[Aim]:
Print exactly the lines below between the line containing "Convert this chart to D3.js code." and the line containing "d3.scaleLinear().domain([-0.5, 0]).range([m.bottom, m.top]);", counting both of those lines. Leave pictures out.
--- START Listing ---
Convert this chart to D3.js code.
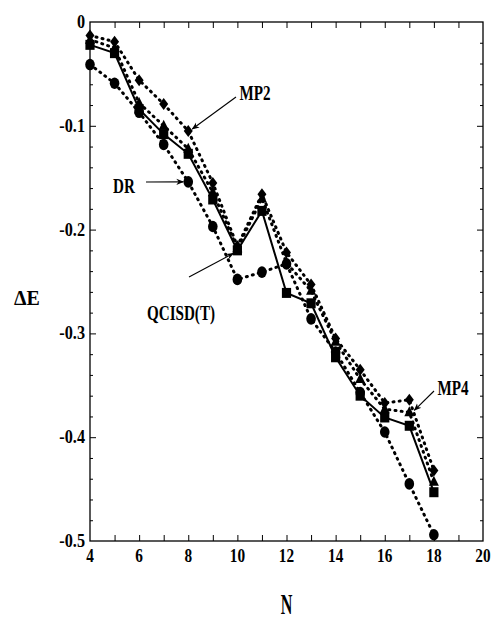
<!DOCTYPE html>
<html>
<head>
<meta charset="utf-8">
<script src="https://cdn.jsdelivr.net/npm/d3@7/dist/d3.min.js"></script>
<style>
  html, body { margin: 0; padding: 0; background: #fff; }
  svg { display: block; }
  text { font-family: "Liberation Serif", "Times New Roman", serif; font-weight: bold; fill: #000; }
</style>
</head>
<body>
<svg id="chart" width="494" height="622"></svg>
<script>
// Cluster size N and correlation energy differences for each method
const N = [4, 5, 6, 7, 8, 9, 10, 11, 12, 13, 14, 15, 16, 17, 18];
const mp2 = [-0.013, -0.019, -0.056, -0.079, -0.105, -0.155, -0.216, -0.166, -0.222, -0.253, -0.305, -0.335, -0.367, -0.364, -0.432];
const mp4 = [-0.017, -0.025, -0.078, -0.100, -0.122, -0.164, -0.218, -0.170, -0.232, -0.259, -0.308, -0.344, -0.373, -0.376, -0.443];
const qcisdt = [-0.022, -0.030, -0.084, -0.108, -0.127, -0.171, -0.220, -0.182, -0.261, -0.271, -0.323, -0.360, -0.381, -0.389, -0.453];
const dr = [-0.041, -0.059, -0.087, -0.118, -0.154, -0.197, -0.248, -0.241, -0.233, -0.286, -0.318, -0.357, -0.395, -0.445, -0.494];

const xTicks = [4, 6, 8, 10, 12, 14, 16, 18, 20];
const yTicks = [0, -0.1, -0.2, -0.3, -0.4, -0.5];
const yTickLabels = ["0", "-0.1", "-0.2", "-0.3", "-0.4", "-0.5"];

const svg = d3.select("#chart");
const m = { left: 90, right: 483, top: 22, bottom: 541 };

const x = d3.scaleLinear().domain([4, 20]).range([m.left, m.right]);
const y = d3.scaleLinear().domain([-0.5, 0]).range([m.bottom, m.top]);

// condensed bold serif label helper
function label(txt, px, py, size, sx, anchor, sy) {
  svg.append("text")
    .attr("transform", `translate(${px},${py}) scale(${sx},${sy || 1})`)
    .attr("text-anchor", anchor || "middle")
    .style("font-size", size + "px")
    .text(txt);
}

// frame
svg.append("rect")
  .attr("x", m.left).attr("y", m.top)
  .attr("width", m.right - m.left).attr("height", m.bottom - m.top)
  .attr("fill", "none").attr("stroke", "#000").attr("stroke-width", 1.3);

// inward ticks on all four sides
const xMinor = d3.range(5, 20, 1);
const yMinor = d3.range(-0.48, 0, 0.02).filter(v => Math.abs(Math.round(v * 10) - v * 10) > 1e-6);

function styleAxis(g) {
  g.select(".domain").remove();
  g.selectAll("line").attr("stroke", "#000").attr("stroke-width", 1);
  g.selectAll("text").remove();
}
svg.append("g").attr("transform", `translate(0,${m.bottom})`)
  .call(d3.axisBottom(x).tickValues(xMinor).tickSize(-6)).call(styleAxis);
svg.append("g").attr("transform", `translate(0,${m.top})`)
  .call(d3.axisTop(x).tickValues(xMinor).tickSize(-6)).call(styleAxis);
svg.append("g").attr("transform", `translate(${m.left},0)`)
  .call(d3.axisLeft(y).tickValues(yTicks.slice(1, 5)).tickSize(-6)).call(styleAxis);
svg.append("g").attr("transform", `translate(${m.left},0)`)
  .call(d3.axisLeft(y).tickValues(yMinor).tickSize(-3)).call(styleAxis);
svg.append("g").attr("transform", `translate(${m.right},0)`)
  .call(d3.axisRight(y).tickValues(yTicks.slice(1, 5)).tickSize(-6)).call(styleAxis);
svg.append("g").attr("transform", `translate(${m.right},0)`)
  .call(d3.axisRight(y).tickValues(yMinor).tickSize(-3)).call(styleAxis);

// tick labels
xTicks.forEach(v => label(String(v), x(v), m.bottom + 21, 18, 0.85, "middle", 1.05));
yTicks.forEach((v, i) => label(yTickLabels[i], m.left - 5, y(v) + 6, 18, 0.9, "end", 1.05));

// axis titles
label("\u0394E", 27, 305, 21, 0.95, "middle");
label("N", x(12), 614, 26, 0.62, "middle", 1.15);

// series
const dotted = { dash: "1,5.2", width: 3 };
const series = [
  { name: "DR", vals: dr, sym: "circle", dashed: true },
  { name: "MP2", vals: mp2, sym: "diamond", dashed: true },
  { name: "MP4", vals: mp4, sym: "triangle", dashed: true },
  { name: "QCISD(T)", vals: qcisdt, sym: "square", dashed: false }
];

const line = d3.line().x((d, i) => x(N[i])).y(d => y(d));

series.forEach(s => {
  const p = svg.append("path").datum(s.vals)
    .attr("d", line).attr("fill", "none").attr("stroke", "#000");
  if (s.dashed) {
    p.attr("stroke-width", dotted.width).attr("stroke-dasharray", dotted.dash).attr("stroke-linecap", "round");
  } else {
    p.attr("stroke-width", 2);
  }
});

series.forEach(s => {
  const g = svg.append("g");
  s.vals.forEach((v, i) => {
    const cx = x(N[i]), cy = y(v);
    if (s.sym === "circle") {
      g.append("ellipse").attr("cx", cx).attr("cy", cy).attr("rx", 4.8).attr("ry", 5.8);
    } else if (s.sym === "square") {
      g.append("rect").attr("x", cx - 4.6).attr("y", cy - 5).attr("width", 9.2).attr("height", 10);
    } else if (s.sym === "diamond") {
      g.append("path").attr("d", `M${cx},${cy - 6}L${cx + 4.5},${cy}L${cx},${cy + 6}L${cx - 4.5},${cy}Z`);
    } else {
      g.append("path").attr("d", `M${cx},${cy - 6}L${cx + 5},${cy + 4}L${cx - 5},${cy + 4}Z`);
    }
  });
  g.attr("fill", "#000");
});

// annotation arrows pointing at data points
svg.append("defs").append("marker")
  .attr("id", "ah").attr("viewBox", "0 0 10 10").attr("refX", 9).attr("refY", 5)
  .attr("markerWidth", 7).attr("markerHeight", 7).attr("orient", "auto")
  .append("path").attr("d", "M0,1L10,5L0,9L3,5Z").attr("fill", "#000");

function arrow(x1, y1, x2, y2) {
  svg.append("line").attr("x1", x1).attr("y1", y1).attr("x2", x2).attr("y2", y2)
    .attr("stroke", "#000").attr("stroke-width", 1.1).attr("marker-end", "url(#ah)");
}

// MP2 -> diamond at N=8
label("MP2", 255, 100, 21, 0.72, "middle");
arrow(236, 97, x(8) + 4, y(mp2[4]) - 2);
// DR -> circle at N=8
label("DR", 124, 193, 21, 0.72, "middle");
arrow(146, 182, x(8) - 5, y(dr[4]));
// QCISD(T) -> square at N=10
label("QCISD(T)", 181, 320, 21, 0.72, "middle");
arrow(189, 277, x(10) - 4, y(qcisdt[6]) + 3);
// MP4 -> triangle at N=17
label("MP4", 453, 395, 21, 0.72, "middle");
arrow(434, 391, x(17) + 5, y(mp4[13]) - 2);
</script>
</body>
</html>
--- END Listing ---
--- START Listing ---
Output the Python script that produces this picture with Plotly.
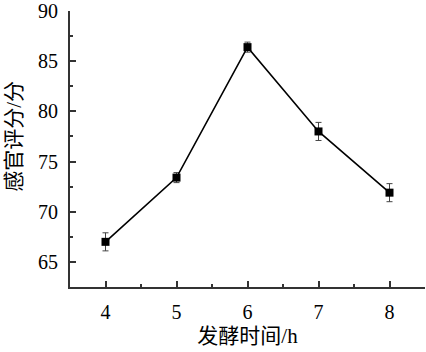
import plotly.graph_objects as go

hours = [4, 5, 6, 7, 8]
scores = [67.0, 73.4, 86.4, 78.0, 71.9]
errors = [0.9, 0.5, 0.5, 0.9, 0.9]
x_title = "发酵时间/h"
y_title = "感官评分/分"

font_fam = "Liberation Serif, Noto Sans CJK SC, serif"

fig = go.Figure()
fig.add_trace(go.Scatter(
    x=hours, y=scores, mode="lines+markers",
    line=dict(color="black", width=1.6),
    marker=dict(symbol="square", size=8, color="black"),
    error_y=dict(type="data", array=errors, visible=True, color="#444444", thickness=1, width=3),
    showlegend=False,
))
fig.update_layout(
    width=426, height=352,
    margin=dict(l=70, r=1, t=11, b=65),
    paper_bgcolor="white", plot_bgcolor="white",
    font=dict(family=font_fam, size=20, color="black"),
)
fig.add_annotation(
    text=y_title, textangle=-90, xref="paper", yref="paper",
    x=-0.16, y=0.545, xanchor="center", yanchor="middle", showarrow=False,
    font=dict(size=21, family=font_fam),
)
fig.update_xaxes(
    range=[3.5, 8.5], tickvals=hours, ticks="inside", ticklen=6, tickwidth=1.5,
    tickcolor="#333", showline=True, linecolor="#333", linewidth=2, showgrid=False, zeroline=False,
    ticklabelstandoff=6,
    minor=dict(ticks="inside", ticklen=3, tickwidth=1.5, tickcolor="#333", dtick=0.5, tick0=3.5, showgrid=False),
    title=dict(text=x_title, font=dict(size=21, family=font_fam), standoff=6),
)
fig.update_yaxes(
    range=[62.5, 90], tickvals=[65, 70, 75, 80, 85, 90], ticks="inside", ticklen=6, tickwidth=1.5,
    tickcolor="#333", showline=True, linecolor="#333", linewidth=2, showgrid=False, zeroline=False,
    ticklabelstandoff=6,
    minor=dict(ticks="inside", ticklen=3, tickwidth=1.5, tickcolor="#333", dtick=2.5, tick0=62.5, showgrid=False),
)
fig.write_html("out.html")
--- END Listing ---
--- START Listing ---
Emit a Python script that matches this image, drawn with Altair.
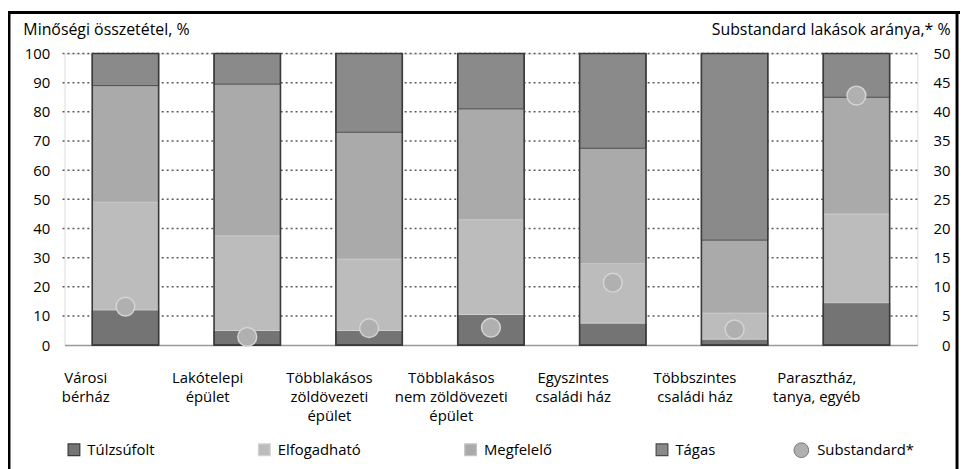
--- END Listing ---
[Finished exercise]:
Convert this chart to D3.js code.
<!DOCTYPE html>
<html>
<head>
<meta charset="utf-8">
<script src="https://cdn.jsdelivr.net/npm/d3@7/dist/d3.min.js"></script>
<style>
  html, body { margin: 0; padding: 0; background: #fff; }
  svg { display: block; }
  text { font-family: "Liberation Serif", "Times New Roman", serif; font-weight: bold; fill: #000; }
</style>
</head>
<body>
<svg id="chart" width="494" height="622"></svg>
<script>
// Cluster size N and correlation energy differences for each method
const N = [4, 5, 6, 7, 8, 9, 10, 11, 12, 13, 14, 15, 16, 17, 18];
const mp2 = [-0.013, -0.019, -0.056, -0.079, -0.105, -0.155, -0.216, -0.166, -0.222, -0.253, -0.305, -0.335, -0.367, -0.364, -0.432];
const mp4 = [-0.017, -0.025, -0.078, -0.100, -0.122, -0.164, -0.218, -0.170, -0.232, -0.259, -0.308, -0.344, -0.373, -0.376, -0.443];
const qcisdt = [-0.022, -0.030, -0.084, -0.108, -0.127, -0.171, -0.220, -0.182, -0.261, -0.271, -0.323, -0.360, -0.381, -0.389, -0.453];
const dr = [-0.041, -0.059, -0.087, -0.118, -0.154, -0.197, -0.248, -0.241, -0.233, -0.286, -0.318, -0.357, -0.395, -0.445, -0.494];

const xTicks = [4, 6, 8, 10, 12, 14, 16, 18, 20];
const yTicks = [0, -0.1, -0.2, -0.3, -0.4, -0.5];
const yTickLabels = ["0", "-0.1", "-0.2", "-0.3", "-0.4", "-0.5"];

const svg = d3.select("#chart");
const m = { left: 90, right: 483, top: 22, bottom: 541 };

const x = d3.scaleLinear().domain([4, 20]).range([m.left, m.right]);
const y = d3.scaleLinear().domain([-0.5, 0]).range([m.bottom, m.top]);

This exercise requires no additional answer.